» Records provided
· · · ·

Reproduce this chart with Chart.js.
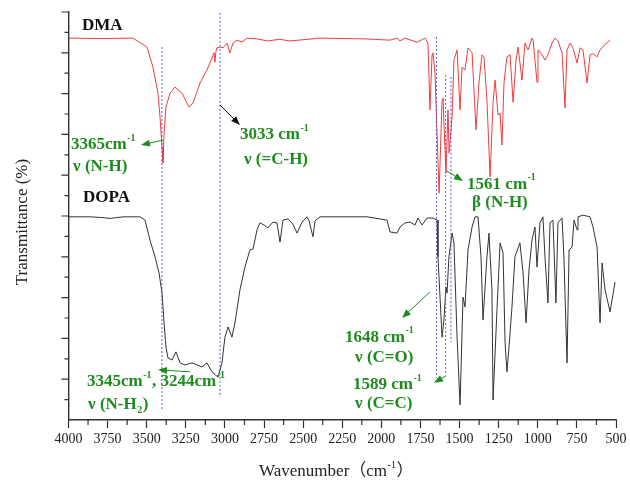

· · · ·

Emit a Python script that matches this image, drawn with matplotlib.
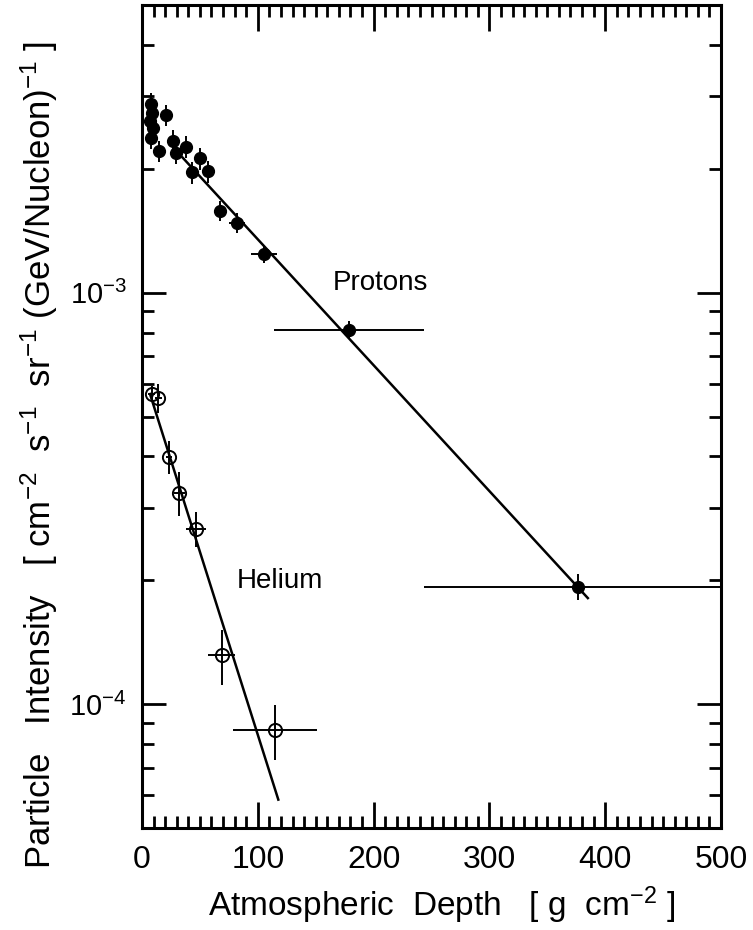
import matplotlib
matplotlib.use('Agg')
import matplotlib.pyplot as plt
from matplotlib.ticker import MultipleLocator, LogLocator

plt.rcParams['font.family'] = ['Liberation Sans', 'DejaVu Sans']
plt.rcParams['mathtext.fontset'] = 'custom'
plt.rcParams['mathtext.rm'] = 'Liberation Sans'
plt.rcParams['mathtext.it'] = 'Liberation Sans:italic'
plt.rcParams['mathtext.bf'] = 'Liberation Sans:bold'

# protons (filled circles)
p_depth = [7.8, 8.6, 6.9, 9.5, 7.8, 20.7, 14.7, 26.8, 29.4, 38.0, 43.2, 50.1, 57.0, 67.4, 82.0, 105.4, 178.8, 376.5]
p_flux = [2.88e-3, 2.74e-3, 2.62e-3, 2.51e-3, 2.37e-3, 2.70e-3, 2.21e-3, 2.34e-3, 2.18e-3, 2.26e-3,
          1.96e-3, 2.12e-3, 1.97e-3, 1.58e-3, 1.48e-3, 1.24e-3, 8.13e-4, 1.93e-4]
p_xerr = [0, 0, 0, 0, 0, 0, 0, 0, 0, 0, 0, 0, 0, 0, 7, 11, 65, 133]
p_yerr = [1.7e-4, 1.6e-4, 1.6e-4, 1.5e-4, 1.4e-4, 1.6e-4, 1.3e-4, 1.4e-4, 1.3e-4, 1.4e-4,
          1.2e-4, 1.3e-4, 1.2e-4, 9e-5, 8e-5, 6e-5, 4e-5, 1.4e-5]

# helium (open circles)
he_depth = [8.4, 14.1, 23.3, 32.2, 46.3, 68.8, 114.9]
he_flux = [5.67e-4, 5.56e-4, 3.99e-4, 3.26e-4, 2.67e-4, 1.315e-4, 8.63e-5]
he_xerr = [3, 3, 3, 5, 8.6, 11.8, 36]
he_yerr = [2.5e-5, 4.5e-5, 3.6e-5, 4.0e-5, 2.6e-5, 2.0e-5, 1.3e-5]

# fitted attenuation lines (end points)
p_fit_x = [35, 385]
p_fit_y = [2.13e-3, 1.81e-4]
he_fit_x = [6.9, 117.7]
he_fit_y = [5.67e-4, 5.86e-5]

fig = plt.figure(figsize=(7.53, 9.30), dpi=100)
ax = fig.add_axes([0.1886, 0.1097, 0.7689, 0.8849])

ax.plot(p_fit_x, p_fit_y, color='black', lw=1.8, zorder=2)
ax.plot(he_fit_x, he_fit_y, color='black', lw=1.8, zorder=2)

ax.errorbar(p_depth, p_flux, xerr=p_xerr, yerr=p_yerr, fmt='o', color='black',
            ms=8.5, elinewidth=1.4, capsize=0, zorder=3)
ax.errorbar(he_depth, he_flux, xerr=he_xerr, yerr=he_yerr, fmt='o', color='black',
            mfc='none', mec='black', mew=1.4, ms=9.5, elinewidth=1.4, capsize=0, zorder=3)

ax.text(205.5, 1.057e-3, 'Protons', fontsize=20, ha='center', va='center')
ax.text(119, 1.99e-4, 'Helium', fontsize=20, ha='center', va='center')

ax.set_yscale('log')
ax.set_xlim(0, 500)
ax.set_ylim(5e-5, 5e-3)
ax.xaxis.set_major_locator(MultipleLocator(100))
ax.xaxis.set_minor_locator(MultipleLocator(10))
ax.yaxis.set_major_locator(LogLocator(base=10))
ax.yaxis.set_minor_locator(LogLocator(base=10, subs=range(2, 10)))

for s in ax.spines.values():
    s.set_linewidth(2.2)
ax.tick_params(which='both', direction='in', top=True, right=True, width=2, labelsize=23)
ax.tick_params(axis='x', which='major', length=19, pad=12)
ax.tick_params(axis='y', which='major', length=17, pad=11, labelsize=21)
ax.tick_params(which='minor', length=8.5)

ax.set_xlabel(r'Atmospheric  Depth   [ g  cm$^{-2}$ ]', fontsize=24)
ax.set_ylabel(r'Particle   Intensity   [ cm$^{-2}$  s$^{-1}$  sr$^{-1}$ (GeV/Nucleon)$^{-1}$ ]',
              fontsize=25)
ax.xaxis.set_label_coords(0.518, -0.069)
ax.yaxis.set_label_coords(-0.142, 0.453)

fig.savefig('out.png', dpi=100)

· · · ·

» Goal of the exercise
Of the lines above, copy only those from the one holding "Emit a Python" to the one holding "from matplotlib.ticker import", both included, and exclude every image.

» Solution
Emit a Python script that matches this image, drawn with matplotlib.
import matplotlib
matplotlib.use('Agg')
import matplotlib.pyplot as plt
from matplotlib.ticker import MultipleLocator, LogLocator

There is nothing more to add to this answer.